When I first read Fran Lebowitz‘s Metropolitan Life in 1978, it was hard not to be  captivated by truisms such as these:  “There is no such thing as inner peace. There is only nervousness or death.”

Over at The Browser, Lebowitz discusses  New York, and New York writers.

Nowadays, she seems disgrunted with the place whose ethos she personifies:  “New York has always, always, always – from the Dutch until this day – been about real estate. But it was a billion real estate people – it was not centrally planned, which it now is. In that way, Bloomberg is like Mao. One of the things that Bloomberg did was make a plan for knocking down New York and building up Marina del Rey, or whatever he thinks this is. That was never done before. …

“Present-day New York has been made to attract people who didn’t like New York. That’s how we get a zillion tourists here, especially American tourists, who never liked New York. Now they like New York. What does that mean? Does that mean they’ve suddenly become much more sophisticated? No. It means that New York has become more like the places they come from. That won’t last.”What is immutable about New York is that it’s always changing and it’s relatively hard to live here – relative to the places where people drive from mall to country club. It’s expensive, it’s not necessarily clean and you have to walk. So I think, in the end, the people who will be in New York are the people who deserve to be here – people like me.”

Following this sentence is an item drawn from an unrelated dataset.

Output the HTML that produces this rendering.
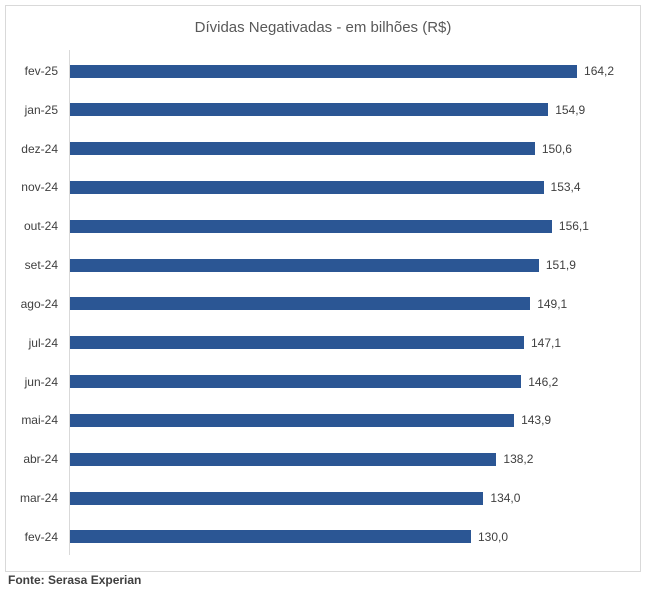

And she still defends smoking:

Urban economist Ed Glaeser told me that cities should be credited for humanity’s greatest hits – from Athenian philosophy through Facebook – because cities enable us to casually exchange ideas, information and inspiration. Do you second this opinion?

I certainly second that opinion. Density creates that dynamic. You don’t get that in Los Angeles, I don’t care who claims it. I don’t care how many rich people build museums in LA. To me, it’s not a city if people spend half their day in a car.

Has Mayor Michael Bloomberg’s smoking ban cut down on the kind of casual exchanges that help New York happen?

I said directly to Michael Bloomberg, “You know what sitting around in bars and restaurants, talking and smoking and drinking, is called, Mike?” He said, “What?” I said, “It’s called the history of art.”

Read the whole thing here.  Or you can stick with the one-liners:

“Having been unpopular in high school is not just cause for book publications.”

“The opposite of talking isn’t listening. The opposite of talking is waiting.”

“Success didn’t spoil me, I’ve always been insufferable.”